EISD’s good intentions are clear, but policies that lack specificity privilege those with decision-making power.
“Vague law lends itself to being arbitrarily enforced, and what that means is that it’s likely to be enforced in a way that reaffirms the sort of dominant ideology of the space,” Sanders said. “Limiting conversations to those that are acceptable to people who have that dominant ideology limits the diversity of views that our students get access to.”
Sanders said policies limiting freedom of expression leave “our teachers open to being targeted.”
“I don’t think that’s fair to teachers, don’t think it is in the best interest of our students, and don’t think that’s what a majority of parents who send their kids to public schools would want,” she said.

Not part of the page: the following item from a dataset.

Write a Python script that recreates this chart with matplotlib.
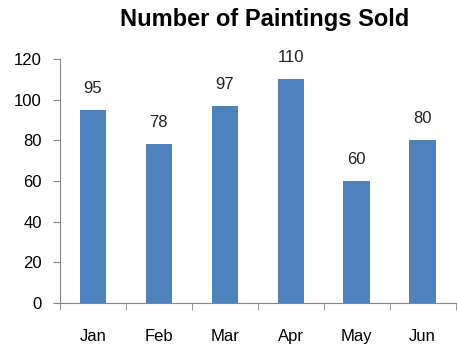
import matplotlib.pyplot as plt

months = ['Jan', 'Feb', 'Mar', 'Apr', 'May', 'Jun']
sold = [95, 78, 97, 110, 60, 80]

plt.rcParams['font.family'] = ['Liberation Sans', 'DejaVu Sans']

fig = plt.figure(figsize=(4.57, 3.49), dpi=100)
ax = fig.add_axes([0.131, 0.132, 0.866, 0.699])

x = range(len(months))
ax.bar(x, sold, width=0.4, color='#4F81BD')

for i, v in zip(x, sold):
    ax.annotate(f'{v}', (i, v), xytext=(0, 10), textcoords='offset points',
                ha='center', va='bottom', fontsize=12, color='#222222')

ax.set_xlim(-0.5, len(months) - 0.5)
ax.set_ylim(0, 120)
ax.set_yticks(range(0, 121, 20))
ax.set_xticks(x)
ax.set_xticklabels(months)
ax.set_xticks([i - 0.5 for i in range(len(months) + 1)], minor=True)
ax.tick_params(axis='x', which='major', length=0, pad=19, labelsize=12)
ax.tick_params(axis='x', which='minor', length=5, color='#868686', direction='out')
ax.tick_params(axis='y', length=5, color='#868686', labelsize=12, pad=8)

for s in ['top', 'right']:
    ax.spines[s].set_visible(False)
for s in ['left', 'bottom']:
    ax.spines[s].set_color('#868686')

fig.text(0.578, 0.943, 'Number of Paintings Sold', ha='center', va='center',
         fontsize=17, fontweight='bold')

fig.savefig('out.png', dpi=100)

First Amendment law around what K-12 teachers can say is murky. According to Sanders, it is not clear whether Gonzales’ free speech rights extend to his classroom. Teachers are not permitted to display Nazi paraphernalia in class if it’s not related to instruction; the question is whether they can express other viewpoints on which there is no public consensus.
“The real challenge is that case law is mixed,” Sanders noted. “So there are no clear bright lines that say what teachers can and can’t say in the classroom.”
Teachers don’t lose their First Amendment rights when they walk into a school. Last year, the Supreme Court found that a high school football coach could lead post-game prayers with his players at the 50-yard line. “Learning how to tolerate speech or prayer of all kinds is ‘part of learning how to live in a pluralistic society,’ a trait of character essential to ‘a tolerant citizenry,’” the Court wrote.
But educators are required to teach the state-mandated curriculum.
“In a K-12 setting, unfortunately, teachers don’t have a lot of academic freedom,” Sanders added. “The First Amendment only protects us from government intervention.”
EISD is a government entity while Learn4Life is a charter organization operating a public school.
Hence the linguistic acrobatics that try to explain why the pride flag is political while the American one is not: The Supreme Court has held that viewpoint-based restrictions on speech violate the First Amendment.
“The school might argue that this faculty member displaying a flag has caused a disruption, but, again, I think it’s more suspect because they’re picking out a specific viewpoint, the pride viewpoint, and that goes along with the potential for discriminating against LGBTQ populations,” Sanders said.
Conflicts like the one at Learn4Life will only become more common as Republicans in the Legislature pass laws banning diversity, equity, and inclusion programs; limiting which books kids can read; and restricting how they can talk about slavery, racism, and queer history.
“The kinds of bills we’re seeing passed in legislatures, whether [it is Florida’s] ‘don’t say gay’ bill or similar legislation in Texas—those bills have a chilling effect on K-12 teachers,” Sanders said. “As we’re seeing this kind of legislation increase around the country, teachers are more and more cautious about conversations and discussions taking place in classrooms. Overall, this has an extremely negative effect on the quality of education we’re providing to students.”